*AIM OF THE EXERCISE*.
Would you retype, exactly and without the pictures, the lines between the line holding "What TikZ code" and the line holding "(l2top) -- (l2bot);", inclusive, and nothing else?

*RECORDS PROVIDED*.
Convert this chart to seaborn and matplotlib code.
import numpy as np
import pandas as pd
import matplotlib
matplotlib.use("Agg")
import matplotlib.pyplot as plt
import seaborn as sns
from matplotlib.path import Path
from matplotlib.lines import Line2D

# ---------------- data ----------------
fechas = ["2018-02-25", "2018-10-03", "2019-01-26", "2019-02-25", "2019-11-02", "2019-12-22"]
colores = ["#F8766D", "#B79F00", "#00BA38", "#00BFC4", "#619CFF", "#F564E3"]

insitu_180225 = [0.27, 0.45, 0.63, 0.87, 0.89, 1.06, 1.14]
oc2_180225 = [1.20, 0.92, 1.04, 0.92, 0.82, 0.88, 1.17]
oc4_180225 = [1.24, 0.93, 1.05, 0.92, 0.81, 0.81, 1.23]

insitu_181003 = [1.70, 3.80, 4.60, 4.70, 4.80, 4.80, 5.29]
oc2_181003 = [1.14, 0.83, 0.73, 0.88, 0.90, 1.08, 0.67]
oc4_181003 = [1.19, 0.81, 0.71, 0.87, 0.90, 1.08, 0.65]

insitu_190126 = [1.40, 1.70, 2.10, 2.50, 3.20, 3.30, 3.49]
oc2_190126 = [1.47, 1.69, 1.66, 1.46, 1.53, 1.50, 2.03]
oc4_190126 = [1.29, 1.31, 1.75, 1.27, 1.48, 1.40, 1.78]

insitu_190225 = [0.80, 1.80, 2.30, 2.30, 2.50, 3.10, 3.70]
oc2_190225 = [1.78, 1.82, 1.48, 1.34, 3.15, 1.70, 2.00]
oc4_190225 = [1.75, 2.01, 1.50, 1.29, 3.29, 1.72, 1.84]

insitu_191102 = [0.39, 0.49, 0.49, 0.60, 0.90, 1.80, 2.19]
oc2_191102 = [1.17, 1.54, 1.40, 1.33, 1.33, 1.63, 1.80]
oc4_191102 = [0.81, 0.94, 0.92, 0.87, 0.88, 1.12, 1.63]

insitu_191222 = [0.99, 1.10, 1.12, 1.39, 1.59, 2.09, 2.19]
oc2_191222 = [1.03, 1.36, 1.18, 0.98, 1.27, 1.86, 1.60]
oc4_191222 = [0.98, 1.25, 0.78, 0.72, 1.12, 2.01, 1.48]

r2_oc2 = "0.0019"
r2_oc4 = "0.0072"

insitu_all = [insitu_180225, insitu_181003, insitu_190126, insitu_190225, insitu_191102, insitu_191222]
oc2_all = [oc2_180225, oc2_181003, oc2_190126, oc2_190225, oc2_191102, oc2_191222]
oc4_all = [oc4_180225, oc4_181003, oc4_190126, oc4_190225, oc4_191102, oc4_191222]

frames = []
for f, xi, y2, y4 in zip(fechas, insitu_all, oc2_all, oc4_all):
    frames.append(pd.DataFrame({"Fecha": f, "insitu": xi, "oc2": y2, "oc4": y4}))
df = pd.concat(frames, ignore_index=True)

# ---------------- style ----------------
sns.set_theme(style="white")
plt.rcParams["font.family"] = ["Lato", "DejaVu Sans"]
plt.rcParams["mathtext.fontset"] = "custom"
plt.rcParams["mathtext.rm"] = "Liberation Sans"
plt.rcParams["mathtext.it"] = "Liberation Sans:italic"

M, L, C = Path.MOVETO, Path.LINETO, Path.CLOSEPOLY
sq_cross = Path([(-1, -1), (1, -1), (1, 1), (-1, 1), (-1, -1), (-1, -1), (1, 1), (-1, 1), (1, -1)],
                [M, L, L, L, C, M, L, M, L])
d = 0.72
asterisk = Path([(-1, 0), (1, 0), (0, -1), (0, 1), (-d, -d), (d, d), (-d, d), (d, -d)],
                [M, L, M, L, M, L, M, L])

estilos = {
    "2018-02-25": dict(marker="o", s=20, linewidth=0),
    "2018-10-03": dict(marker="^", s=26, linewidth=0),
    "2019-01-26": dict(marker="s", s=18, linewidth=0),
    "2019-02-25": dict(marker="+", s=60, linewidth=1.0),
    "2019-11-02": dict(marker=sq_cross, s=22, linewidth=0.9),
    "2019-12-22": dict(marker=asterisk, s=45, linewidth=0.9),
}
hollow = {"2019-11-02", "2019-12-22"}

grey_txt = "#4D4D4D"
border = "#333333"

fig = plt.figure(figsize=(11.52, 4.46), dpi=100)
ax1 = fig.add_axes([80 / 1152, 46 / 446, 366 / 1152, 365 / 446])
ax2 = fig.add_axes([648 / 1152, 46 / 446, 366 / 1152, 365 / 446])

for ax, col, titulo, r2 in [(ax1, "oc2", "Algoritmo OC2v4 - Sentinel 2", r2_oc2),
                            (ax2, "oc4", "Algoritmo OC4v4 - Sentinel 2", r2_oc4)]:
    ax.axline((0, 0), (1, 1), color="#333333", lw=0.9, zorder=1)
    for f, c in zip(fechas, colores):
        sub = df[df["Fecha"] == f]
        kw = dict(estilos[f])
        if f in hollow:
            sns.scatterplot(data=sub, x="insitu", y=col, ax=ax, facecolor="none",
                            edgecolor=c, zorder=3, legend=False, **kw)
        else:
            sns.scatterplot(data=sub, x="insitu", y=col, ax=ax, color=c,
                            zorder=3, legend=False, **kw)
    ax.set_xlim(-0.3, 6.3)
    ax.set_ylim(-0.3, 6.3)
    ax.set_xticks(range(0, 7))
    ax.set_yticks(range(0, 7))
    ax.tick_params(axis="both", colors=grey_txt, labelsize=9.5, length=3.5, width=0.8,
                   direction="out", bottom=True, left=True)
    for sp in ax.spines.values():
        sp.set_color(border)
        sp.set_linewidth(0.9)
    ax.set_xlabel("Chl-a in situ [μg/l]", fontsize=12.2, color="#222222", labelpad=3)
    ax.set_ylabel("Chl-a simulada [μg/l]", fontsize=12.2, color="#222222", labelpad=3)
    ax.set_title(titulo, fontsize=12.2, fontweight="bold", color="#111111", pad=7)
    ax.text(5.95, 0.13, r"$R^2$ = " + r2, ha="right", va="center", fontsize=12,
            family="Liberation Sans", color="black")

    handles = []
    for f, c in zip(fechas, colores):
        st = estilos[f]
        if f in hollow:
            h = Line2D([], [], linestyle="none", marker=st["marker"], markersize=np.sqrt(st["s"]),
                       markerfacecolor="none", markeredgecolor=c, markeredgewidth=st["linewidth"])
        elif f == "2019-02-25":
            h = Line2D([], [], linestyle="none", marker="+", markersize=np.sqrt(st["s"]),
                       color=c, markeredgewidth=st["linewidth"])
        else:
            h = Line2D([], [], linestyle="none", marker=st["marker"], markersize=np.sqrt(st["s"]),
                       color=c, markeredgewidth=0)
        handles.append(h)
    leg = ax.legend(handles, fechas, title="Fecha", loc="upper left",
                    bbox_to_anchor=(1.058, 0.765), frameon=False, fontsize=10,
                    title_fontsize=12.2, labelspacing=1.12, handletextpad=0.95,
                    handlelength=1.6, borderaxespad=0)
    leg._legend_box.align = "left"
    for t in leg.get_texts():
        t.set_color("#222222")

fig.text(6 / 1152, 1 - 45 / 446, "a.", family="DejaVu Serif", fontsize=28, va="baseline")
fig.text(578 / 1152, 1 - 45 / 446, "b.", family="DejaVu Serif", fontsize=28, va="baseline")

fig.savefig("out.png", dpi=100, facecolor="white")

--

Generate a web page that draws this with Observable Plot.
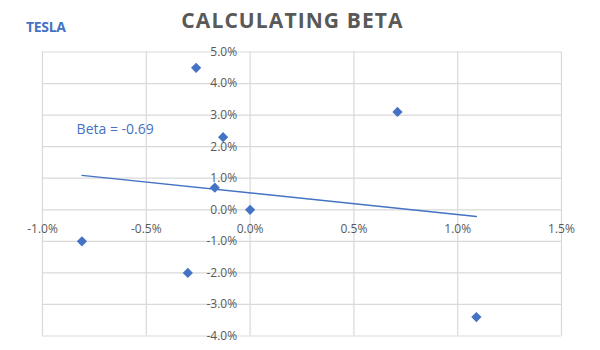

---

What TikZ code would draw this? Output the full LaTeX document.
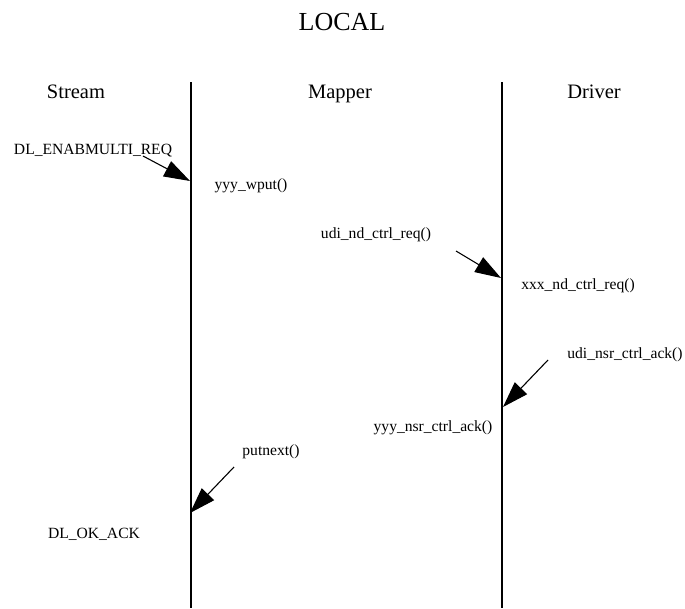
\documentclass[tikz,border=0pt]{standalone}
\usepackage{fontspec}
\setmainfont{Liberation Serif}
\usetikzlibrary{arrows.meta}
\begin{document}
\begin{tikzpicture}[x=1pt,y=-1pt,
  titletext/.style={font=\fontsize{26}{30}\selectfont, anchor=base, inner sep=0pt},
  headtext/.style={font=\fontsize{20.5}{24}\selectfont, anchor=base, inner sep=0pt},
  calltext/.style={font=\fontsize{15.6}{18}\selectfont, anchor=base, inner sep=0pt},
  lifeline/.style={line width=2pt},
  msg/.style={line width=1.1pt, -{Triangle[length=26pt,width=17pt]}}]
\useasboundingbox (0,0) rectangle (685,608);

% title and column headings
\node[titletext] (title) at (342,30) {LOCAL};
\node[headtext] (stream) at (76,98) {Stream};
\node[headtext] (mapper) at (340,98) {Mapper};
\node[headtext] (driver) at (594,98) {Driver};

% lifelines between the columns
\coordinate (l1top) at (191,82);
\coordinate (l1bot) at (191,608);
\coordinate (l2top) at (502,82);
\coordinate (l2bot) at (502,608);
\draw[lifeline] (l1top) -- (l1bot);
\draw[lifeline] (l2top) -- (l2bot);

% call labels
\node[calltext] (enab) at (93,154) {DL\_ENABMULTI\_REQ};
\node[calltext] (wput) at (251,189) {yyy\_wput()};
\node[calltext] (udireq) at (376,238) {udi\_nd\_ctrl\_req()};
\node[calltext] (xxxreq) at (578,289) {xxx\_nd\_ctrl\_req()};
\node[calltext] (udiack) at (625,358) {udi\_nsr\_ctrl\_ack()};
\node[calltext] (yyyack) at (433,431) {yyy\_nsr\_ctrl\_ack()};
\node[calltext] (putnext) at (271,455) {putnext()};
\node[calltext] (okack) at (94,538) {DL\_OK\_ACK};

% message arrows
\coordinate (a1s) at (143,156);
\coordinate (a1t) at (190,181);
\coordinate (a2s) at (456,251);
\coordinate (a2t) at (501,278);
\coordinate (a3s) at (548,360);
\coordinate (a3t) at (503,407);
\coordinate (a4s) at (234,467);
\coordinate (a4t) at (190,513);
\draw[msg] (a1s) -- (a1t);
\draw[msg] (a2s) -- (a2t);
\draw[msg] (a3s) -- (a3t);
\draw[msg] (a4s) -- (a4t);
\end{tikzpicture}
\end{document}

*ANSWER TO THE EXERCISE*.
What TikZ code would draw this? Output the full LaTeX document.
\documentclass[tikz,border=0pt]{standalone}
\usepackage{fontspec}
\setmainfont{Liberation Serif}
\usetikzlibrary{arrows.meta}
\begin{document}
\begin{tikzpicture}[x=1pt,y=-1pt,
  titletext/.style={font=\fontsize{26}{30}\selectfont, anchor=base, inner sep=0pt},
  headtext/.style={font=\fontsize{20.5}{24}\selectfont, anchor=base, inner sep=0pt},
  calltext/.style={font=\fontsize{15.6}{18}\selectfont, anchor=base, inner sep=0pt},
  lifeline/.style={line width=2pt},
  msg/.style={line width=1.1pt, -{Triangle[length=26pt,width=17pt]}}]
\useasboundingbox (0,0) rectangle (685,608);

% title and column headings
\node[titletext] (title) at (342,30) {LOCAL};
\node[headtext] (stream) at (76,98) {Stream};
\node[headtext] (mapper) at (340,98) {Mapper};
\node[headtext] (driver) at (594,98) {Driver};

% lifelines between the columns
\coordinate (l1top) at (191,82);
\coordinate (l1bot) at (191,608);
\coordinate (l2top) at (502,82);
\coordinate (l2bot) at (502,608);
\draw[lifeline] (l1top) -- (l1bot);
\draw[lifeline] (l2top) -- (l2bot);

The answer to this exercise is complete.